The enormous popularity of email is, however, sure to have a significant effect on at least one future trade: biography. "It will be very difficult to write biographies in the future in the same way," says Professor Holmes. "People have largely given up writing letters to each other; so much so, in fact, that it's probably going to be a serious problem for future historians." Then again, he adds, go back just two or three centuries and you would still have trouble finding enough letters to get a clear idea about someone. (After all, while Pepys's biography is enormously detailed, it's virtually impossible to write an account of his wife's life. The difference is that, because he wrote diaries and worked in the Civil Service, much of his work had a chance of being preserved.)
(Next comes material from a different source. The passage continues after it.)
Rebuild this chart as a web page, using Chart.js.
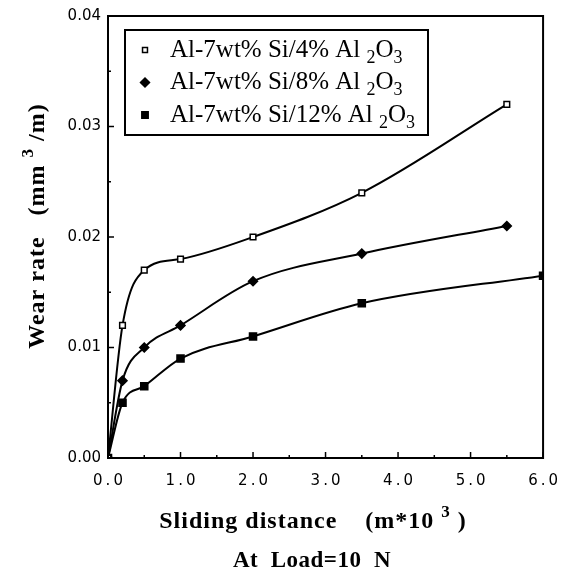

And the email messages written by our present and future history-makers to their peers, even the insightful ones, might reside on a machine that is later binned, stolen, wiped clean and sold on, or just destroyed. Or they'll be text messages, whose life is as short as the mobile phone they reside on - perhaps even as short as a few months.

Certainly, the shift to email is what has principally worried the University of Texas team. "Worldwide, the number of corporate mailboxes is projected to grow from 131 million in 2001 to 225 million in 2005; daily email traffic is anticipated to grow from 9.7 billion pieces in 2000 to more than 35 billion in 2005. Little of this staggering volume is translated to hard copy."

Of course, given that roughly half of those emails at present are "spam" - junk mail offers of sex and drugs (or sex drugs) mostly - perhaps they don't need to be.

In fact, archivists of whatever data is going to be preserved have hardened themselves to throwing a fair amount away. "I have no problem with not collecting everything," says Dr Day of UKOLN. "But there is important data that needs to be collected all the same."

Overall, though, he's hopeful that people who value whatever data they have - home movies, photographs, speeches, tapes, and so on - will find a way to transfer it onto a more current medium - and once something is in digital format, at least, you can transfer it onto newer media pretty much forever. The emulation programmes are also becoming easier to write - those for a home computer of the 1980s will fit comfortably into a mobile phone today, for example.

And there are always other hopeful signs that data won't get lost for ever. The Ivar Aasen Centre's cry for help drew 100 offers of expert assistance, but the problem was actually solved within five hours by a Swedish hacker. It turned out that the missing password was the dead man's name - spelt backwards.